El
lenguaje taurino clásico usaba
sinónimos pintorescos, distintos entre lo que demanda torero y aficionado. Por ejemplo, para la presentación del toro. Si es pequeño, le llamaba «escurrido, abecerrado, terciado, sacudido». Si es grande, «una catedral,
un buen mozo, un tío con toda la barba, un gayumbo, un galafate, un zamacuco, un zambombo».
El aficionado quiere un animal «en tipo, bien presentado, serio,
hondo, rematado, hecho, cuajado, con hechuras, con yerbas, con trapío, con respeto».
El diestro prefiere el que es «bajo, armónico, recogido, cómodo, poco levantado, un zapato, un dije».
Comportamiento
Lo mismo sucede en cuando al comportamiento.
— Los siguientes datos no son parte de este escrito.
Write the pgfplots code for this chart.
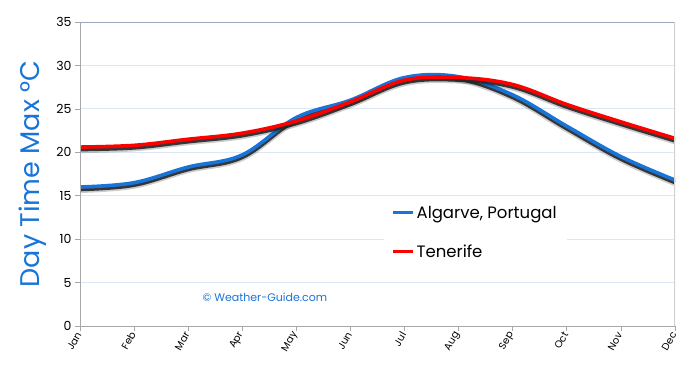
\documentclass[border=0pt]{standalone}
\usepackage{fontspec}
\setmainfont{Poppins}
\usepackage{pgfplots}
\pgfplotsset{compat=1.18}
\definecolor{algblue}{HTML}{1874D8}
\definecolor{gridblue}{HTML}{DCE6F5}
\definecolor{axgray}{HTML}{A8A8A8}
\definecolor{topline}{HTML}{9AA8C0}
\begin{document}
\begin{tikzpicture}
\useasboundingbox (0,0) rectangle (690pt,375pt);
\begin{axis}[
  at={(80pt,49pt)}, anchor=south west,
  scale only axis, width=595pt, height=304pt,
  xmin=0, xmax=11, ymin=0, ymax=35,
  xtick={0,...,11},
  xticklabels={Jan,Feb,Mar,Apr,May,Jun,Jul,Aug,Sep,Oct,Nov,Dec},
  ytick={0,5,...,35},
  ymajorgrids, grid style={gridblue, line width=0.9pt},
  axis line style={draw=none},
  tick align=outside, tick style={axgray, line width=0.7pt}, major tick length=5pt,
  xtick pos=bottom, ytick pos=left,
  xticklabel style={rotate=60, anchor=east, font=\fontsize{10}{10}\selectfont, inner sep=2pt},
  yticklabel style={font=\fontsize{12.5}{12.5}\selectfont},
  /pgf/number format/assume math mode=true,
  ylabel={Day Time Max °C},
  ylabel style={color=algblue, font=\fontsize{27}{27}\selectfont, at={(axis description cs:-0.08,0.5)}, anchor=center},
  legend style={draw=none, fill=white, at={(axis description cs:0.51,0.415)}, anchor=north west,
    font=\fontsize{16.5}{16.5}\selectfont, row sep=21pt, inner xsep=8pt, inner ysep=4pt},
  legend cell align=left,
  legend image code/.code={\draw[#1, line width=3pt] (0pt,0pt) -- (20pt,0pt);},
]
% Algarve shadow + line
\addplot[forget plot, black, opacity=0.2, line width=7pt, smooth, tension=0.6, yshift=-2.5pt] coordinates {
(0,16.0) (1,16.5) (2,18.3) (3,19.7) (4,24.0) (5,26.0) (6,28.6) (7,28.7) (8,26.6) (9,23.0) (10,19.5) (11,16.8)};
\addplot[forget plot, black!85, opacity=0.9, line width=4pt, smooth, tension=0.6, yshift=-2.3pt] coordinates {
(0,16.0) (1,16.5) (2,18.3) (3,19.7) (4,24.0) (5,26.0) (6,28.6) (7,28.7) (8,26.6) (9,23.0) (10,19.5) (11,16.8)};
\addplot[algblue, line width=3.6pt, smooth, tension=0.6] coordinates {
(0,16.0) (1,16.5) (2,18.3) (3,19.7) (4,24.0) (5,26.0) (6,28.6) (7,28.7) (8,26.6) (9,23.0) (10,19.5) (11,16.8)};
\addlegendentry{Algarve, Portugal}
% Tenerife shadow + line
\addplot[forget plot, black, opacity=0.2, line width=7pt, smooth, tension=0.6, yshift=-2.5pt] coordinates {
(0,20.6) (1,20.8) (2,21.5) (3,22.2) (4,23.6) (5,25.8) (6,28.3) (7,28.6) (8,27.8) (9,25.5) (10,23.5) (11,21.6)};
\addplot[forget plot, black!85, opacity=0.9, line width=4pt, smooth, tension=0.6, yshift=-2.3pt] coordinates {
(0,20.6) (1,20.8) (2,21.5) (3,22.2) (4,23.6) (5,25.8) (6,28.3) (7,28.6) (8,27.8) (9,25.5) (10,23.5) (11,21.6)};
\addplot[red, line width=3.6pt, smooth, tension=0.6] coordinates {
(0,20.6) (1,20.8) (2,21.5) (3,22.2) (4,23.6) (5,25.8) (6,28.3) (7,28.6) (8,27.8) (9,25.5) (10,23.5) (11,21.6)};
\addlegendentry{Tenerife}
\node[algblue, font=\fontsize{11}{11}\selectfont] at (axis cs:3.42,3.35) {\textcopyright\ Weather-Guide.com};
\draw[axgray, line width=0.8pt] (rel axis cs:0,0) -- (rel axis cs:0,1);
\draw[axgray, line width=0.8pt] (rel axis cs:0,0) -- (rel axis cs:1,0);
\draw[topline, line width=0.8pt] (rel axis cs:0,1) -- (rel axis cs:1,1);
\draw[black!18, line width=2.5pt] (rel axis cs:1,0) -- (rel axis cs:1,1);
\end{axis}
\end{tikzpicture}
\end{document}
Desea
el matador un toro «colaborador, potable, obediente,
franco, claro, dócil, manejable, pastueño, con son, con fijeza, de bandera, de escándalo, de carril»; incluso, «una monja de la caridad, un santo, una muñeca chochona».
El aficionado, en cambio,
añora un toro«boyante, nervioso,
con nervio, pegajoso, pujante, con picante». El riesgo está en que salga uno «incierto, con sentido, con guasa, topón, descompuesto, tobillero, avisado, maleado, picardeado»; avanzando a peor, «
un barrabás, un aborto del infierno, un ladrón, un pregonao, un asesino, un terrorista».